Review of The Gift of Stones
[In the following review, Pei offers a negative assessment of The Gift of Stones.]
The world of this book is even more marginal than that of Continent; it is a prehistoric village of stone-workers who find themselves, at book's end, made superfluous by the coming of bronze tools. The novel's unnamed protagonist is a man who cannot work stone because he has lost an arm and instead becomes a storyteller, the entertainer of penurious “stoneys” that instinctively mistrust the imagination. The narrator is his daughter—not by blood but by virtue of the protagonist's long and generally bitter association with her mother, Doe, who lives mainly by bartering sex for food. The protagonist is already a “stew of idleness and insolence.” As a boy he loses his arm to a raiding horseman's poisoned arrow and is thrust into a lifetime as the village's maverick and outsider. By wandering a few hours from the settlement (where he encounters Doe), he becomes more of an explorer than anyone around him. His embroidered tales of ships landing with cargoes of perfume, and of a crew of “girls with one thing on their minds” become the villagers' entertainment; once they have accepted his stories as part of their lives, they lose interest when he begins to tell the truth. In the end, forced to abandon their village because they can no longer live by trading stone tools, the stoneys leave it to the protagonist “to invent or find a route for them,” unaware that his knowledge of the world scarcely exceeds their own.

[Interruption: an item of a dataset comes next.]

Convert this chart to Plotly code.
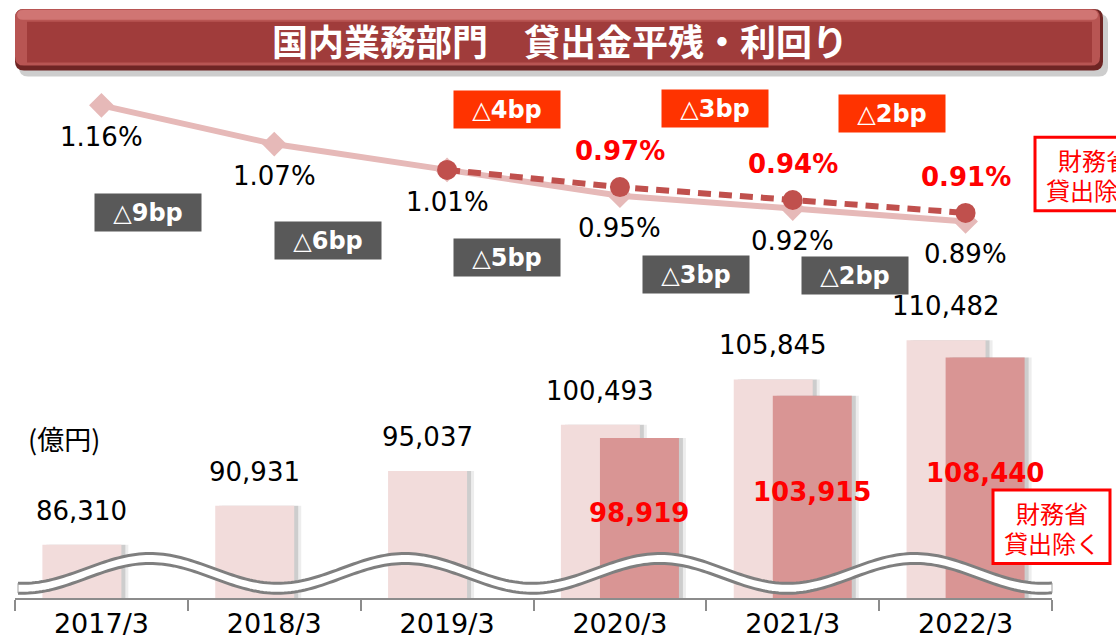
import numpy as np
import plotly.graph_objects as go

W, H = 1116, 639

# ---------------- data ----------------
categories = ["2017/3", "2018/3", "2019/3", "2020/3", "2021/3", "2022/3"]
balance_total = [86310, 90931, 95037, 100493, 105845, 110482]          # 貸出金平残 (億円)
balance_excl = [None, None, None, 98919, 103915, 108440]               # 財務省貸出除く
yield_total = [1.16, 1.07, 1.01, 0.95, 0.92, 0.89]                     # 利回り (%)
yield_excl = [None, None, 1.01, 0.97, 0.94, 0.91]                      # 財務省貸出除く
bp_total = ["△9bp", "△6bp", "△5bp", "△3bp", "△2bp"]
bp_excl = ["△4bp", "△3bp", "△2bp"]

title_text = "国内業務部門　貸出金平残・利回り"
unit_text = "(億円)"
note_lines = ["財務省", "貸出除く"]

# ---------------- layout helpers (pixels -> paper) ----------------
def px(x):
    return x / W

def py(y):
    return 1 - y / H

def rrect(x0, y0, x1, y1, r):
    a, b = px(x0), py(y0)
    c, d = px(x1), py(y1)
    rx, ry = r / W, r / H
    return (f"M {a+rx},{b} L {c-rx},{b} Q {c},{b} {c},{b-ry} "
            f"L {c},{d+ry} Q {c},{d} {c-rx},{d} L {a+rx},{d} "
            f"Q {a},{d} {a},{d+ry} L {a},{b-ry} Q {a},{b} {a+rx},{b} Z")

# bar geometry in category units
bw = 0.457
c_light = -0.113
c_dark = 0.113
sh1 = 4 / 172.8
sh2 = 7 / 172.8

LIGHT = "#F2DCDB"
DARK = "#D99594"
LINE_L = "#E6B9B8"
LINE_D = "#C0504D"
FONT = "DejaVu Sans"
JP = "Noto Sans CJK JP"

fig = go.Figure()

# shadows + bars
fig.add_bar(x=categories, y=balance_total, offset=c_light - bw / 2 + sh2, width=bw,
            marker=dict(color="rgba(80,80,80,0.10)", line=dict(width=0)), hoverinfo="skip")
fig.add_bar(x=categories, y=balance_total, offset=c_light - bw / 2 + sh1, width=bw,
            marker=dict(color="rgba(80,80,80,0.20)", line=dict(width=0)), hoverinfo="skip")
fig.add_bar(x=categories, y=balance_total, offset=c_light - bw / 2, width=bw,
            marker=dict(color=LIGHT, line=dict(width=0)))
fig.add_bar(x=categories, y=balance_excl, offset=c_dark - bw / 2 + sh2, width=bw,
            marker=dict(color="rgba(80,80,80,0.10)", line=dict(width=0)), hoverinfo="skip")
fig.add_bar(x=categories, y=balance_excl, offset=c_dark - bw / 2 + sh1, width=bw,
            marker=dict(color="rgba(80,80,80,0.20)", line=dict(width=0)), hoverinfo="skip")
fig.add_bar(x=categories, y=balance_excl, offset=c_dark - bw / 2, width=bw,
            marker=dict(color=DARK, line=dict(width=0)))

# yield lines
fig.add_scatter(x=categories, y=yield_total, yaxis="y2", mode="lines+markers",
                line=dict(color=LINE_L, width=6),
                marker=dict(symbol="diamond", size=19, color=LINE_L), cliponaxis=False)
fig.add_scatter(x=categories, y=yield_excl, yaxis="y2", mode="lines+markers",
                line=dict(color=LINE_D, width=6, dash="13px,8px"),
                marker=dict(symbol="circle", size=20, color=LINE_D), cliponaxis=False)

ann = []
# yield labels
for i, v in enumerate(yield_total):
    ann.append(dict(x=i, y=v, xref="x", yref="y2", text=f"{v:.2f}%", showarrow=False,
                    xanchor="center", yanchor="middle",
                    yshift=-32, font=dict(family=FONT, size=26, color="#000000")))
for i, v in enumerate(yield_excl):
    if v is None or v == yield_total[i]:
        continue
    ann.append(dict(x=i, y=v, xref="x", yref="y2", text=f"<b>{v:.2f}%</b>", showarrow=False,
                    xanchor="center", yanchor="middle",
                    yshift=36, font=dict(family=FONT, size=26, color="#FF0000")))

# bar labels
for i, v in enumerate(balance_total):
    ann.append(dict(x=i + c_light, y=v, xref="x", yref="y", text=f"{v:,}", showarrow=False,
                    xanchor="center", yanchor="middle",
                    yshift=34, font=dict(family=FONT, size=26, color="#000000")))
for i, v in enumerate(balance_excl):
    if v is None:
        continue
    ann.append(dict(x=i + c_dark, y=(v + 80000) / 2, xref="x", yref="y", text=f"<b>{v:,}</b>",
                    xanchor="center", yanchor="middle",
                    showarrow=False, yshift=5, font=dict(family=FONT, size=26, color="#FF0000")))

# bp change boxes
bp_total_pos = [(0.269, 214), (1.311, 242), (2.344, 259), (3.440, 276), (4.360, 277)]
bp_excl_pos = [(2.344, 110), (3.550, 109), (4.574, 114)]
for t, (xx, yy) in zip(bp_total, bp_total_pos):
    ann.append(dict(x=xx, y=py(yy), xref="x", yref="paper", text=f"<b>{t}</b>", showarrow=False,
                    xanchor="center", yanchor="middle",
                    bgcolor="#595959", width=106, height=37, borderpad=0,
                    font=dict(family=FONT, size=24, color="#FFFFFF")))
for t, (xx, yy) in zip(bp_excl, bp_excl_pos):
    ann.append(dict(x=xx, y=py(yy), xref="x", yref="paper", text=f"<b>{t}</b>", showarrow=False,
                    xanchor="center", yanchor="middle",
                    bgcolor="#FF3300", width=106, height=37, borderpad=0,
                    font=dict(family=FONT, size=24, color="#FFFFFF")))

shapes = []

# note boxes (red frame + two text lines)
for x0, y0 in [(1035, 138), (993, 493)]:
    shapes.append(dict(type="rect", x0=px(x0), x1=px(x0 + 117), y0=py(y0), y1=py(y0 + 74),
                       xref="paper", yref="paper", fillcolor="#FFFFFF",
                       line=dict(color="#FF0000", width=3), layer="above"))
    for k, t in enumerate(note_lines):
        ann.append(dict(x=px(x0 + 58.5), y=py(y0 + 23 + 30 * k), xref="paper", yref="paper",
                        text=t, showarrow=False, xanchor="center", yanchor="middle",
                        font=dict(family=JP, size=24, color="#FF0000")))

# unit label
ann.append(dict(x=px(64), y=py(441), xref="paper", yref="paper", text=unit_text, showarrow=False,
                xanchor="center", yanchor="middle",
                font=dict(family=JP, size=27, color="#000000")))

# title
ann.append(dict(x=px(560), y=py(40), xref="paper", yref="paper", text=f"<b>{title_text}</b>",
                xanchor="center", yanchor="middle",
                showarrow=False, font=dict(family=JP, size=36, color="#FFFFFF")))

# ---------------- banner shapes ----------------
shapes.append(dict(type="path", path=rrect(19, 14, 1108, 77, 9), xref="paper", yref="paper",
                   fillcolor="rgba(90,90,90,0.30)", line=dict(width=0), layer="above"))
shapes.append(dict(type="path", path=rrect(15, 9, 1103, 71, 9), xref="paper", yref="paper",
                   fillcolor="#6F2524", line=dict(width=0), layer="above"))
shapes.append(dict(type="path", path=rrect(15, 9, 1100, 66, 9), xref="paper", yref="paper",
                   fillcolor="#B85553", line=dict(width=0), layer="above"))
shapes.append(dict(type="path", path=rrect(17, 10, 1098, 20, 6), xref="paper", yref="paper",
                   fillcolor="#D07573", line=dict(width=0), layer="above"))
shapes.append(dict(type="rect", x0=px(27), x1=px(1092), y0=py(22), y1=py(63), xref="paper",
                   yref="paper", fillcolor="#A03C3B", line=dict(width=0), layer="above"))

# axis-break wave (decoration)
wx = np.linspace(18, 1052, 300)
wu = 572 - 15 * np.cos(2 * np.pi * (wx - 150) / 255)
wl = wu + 10
band = "M " + " L ".join(f"{px(a)},{py(b)}" for a, b in zip(wx, wu))
band += " L " + " L ".join(f"{px(a)},{py(b)}" for a, b in zip(wx[::-1], wl[::-1])) + " Z"
shapes.append(dict(type="path", path=band, xref="paper", yref="paper",
                   fillcolor="#FFFFFF", line=dict(width=0), layer="above"))
for arr in (wu, wl):
    p = "M " + " L ".join(f"{px(a)},{py(b)}" for a, b in zip(wx, arr))
    shapes.append(dict(type="path", path=p, xref="paper", yref="paper",
                       line=dict(color="#7F7F7F", width=3), layer="above"))
for i in (0, -1):
    shapes.append(dict(type="line", x0=px(wx[i]), x1=px(wx[i]), y0=py(wu[i]), y1=py(wl[i]),
                       xref="paper", yref="paper", line=dict(color="#9F9F9F", width=1),
                       layer="above"))

fig.update_layout(
    width=W, height=H,
    margin=dict(l=0, r=0, t=0, b=0),
    paper_bgcolor="#FFFFFF", plot_bgcolor="rgba(0,0,0,0)",
    barmode="overlay", showlegend=False,
    xaxis=dict(type="category", categoryorder="array", categoryarray=categories,
               range=[-0.5, 5.5], domain=[px(15), px(1052)],
               tickson="boundaries", ticks="outside", ticklen=11, tickwidth=2,
               tickcolor="#8C8C8C", showline=True, linecolor="#8C8C8C", linewidth=2,
               showgrid=False, zeroline=False,
               tickfont=dict(family=FONT, size=27, color="#000000")),
    yaxis=dict(domain=[37 / H, 1], range=[80000, 80000 + 602 / 8.52 * 1000],
               visible=False, showgrid=False, zeroline=False),
    yaxis2=dict(overlaying="y", range=[0.0145, 1.4048], visible=False,
                showgrid=False, zeroline=False),
    annotations=ann, shapes=shapes,
)

fig.write_html("out.html", config={"displayModeBar": False},
               post_script="document.body.style.margin='0';document.body.style.overflow='hidden';")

The protagonist's tale of his life, woven together with his daughter's version and the “bespoke stories he told to tease and stimulate,” gives rise to reflections on storytelling itself, which we are clearly invited to apply to our own reading. The daughter's essay on fiction (and on her father) is essentially this: “We do love lies. The truth is dull and half-asleep. But lies are nimble, spirited, alive. And lying is a craft.” If someone were to tell simply the truth, “It would be flat … he'd have [his audience] witness all the tedium of work, each word of his would be a hammer blow.” Therefore, “Salute the liars—they can make the real world disappear and a fresh world take its place.” In counterpoint to her view, her storytelling (i.e., lying) father comes to the point of wanting to tell “a story made by life … true in every way,” but finds that the villagers, no longer entertained but threatened, don't want to hear it.
The Gift of Stones does invent a world that takes the place of our own; but the world it chooses to invent, rather than being “fresh,” is consistently, aggressively sour. “‘The secret of the storyteller,’ father said, ‘is Never Smile.’” Jim Crace has taken this advice to heart. An excerpt from the opening paragraph captures the novel's imagery and its tone:
The indented scar [on the stump of his arm] was like those made in the ice by boys with stones—a small uneven puncture, wet with brackish pus … As he grew older it would seem (he said) that his wasted and unsummoned semen had found less rewarding outlets from his body than he would have wished. He picked it rolled and spongy from the corners of his eyes after sleep. It gathered on his tongue and stretched into stringy tresses when he laughed or spoke.
Crace is as stingy as the traders of stone he writes about; he gives us a choice between the protagonist's lies about ships sailed by seductresses and the author's truth, a world in which “The earth was passing wind; it belched at every footfall; its boil had burst; it was brackish and spongy with sap and pus and marsh.” The seashore, in Crace's world, is “where the water runs to phlegm.” Man is the measure of all things here, remarkable mainly for his wretchedness. “What is liberty anyway? Not much more than self-deceit, a fantasy.”
At the end of The Gift of Stones, the protagonist finds himself without either lies or truth that can help the villagers on their way as they venture out into the world. To say the same for Jim Crace's relationship with his readers would actually be generous; in fact, he uses his liberty as an artist to impose on us a gratuitous burden. The novel is exactly what its title implies.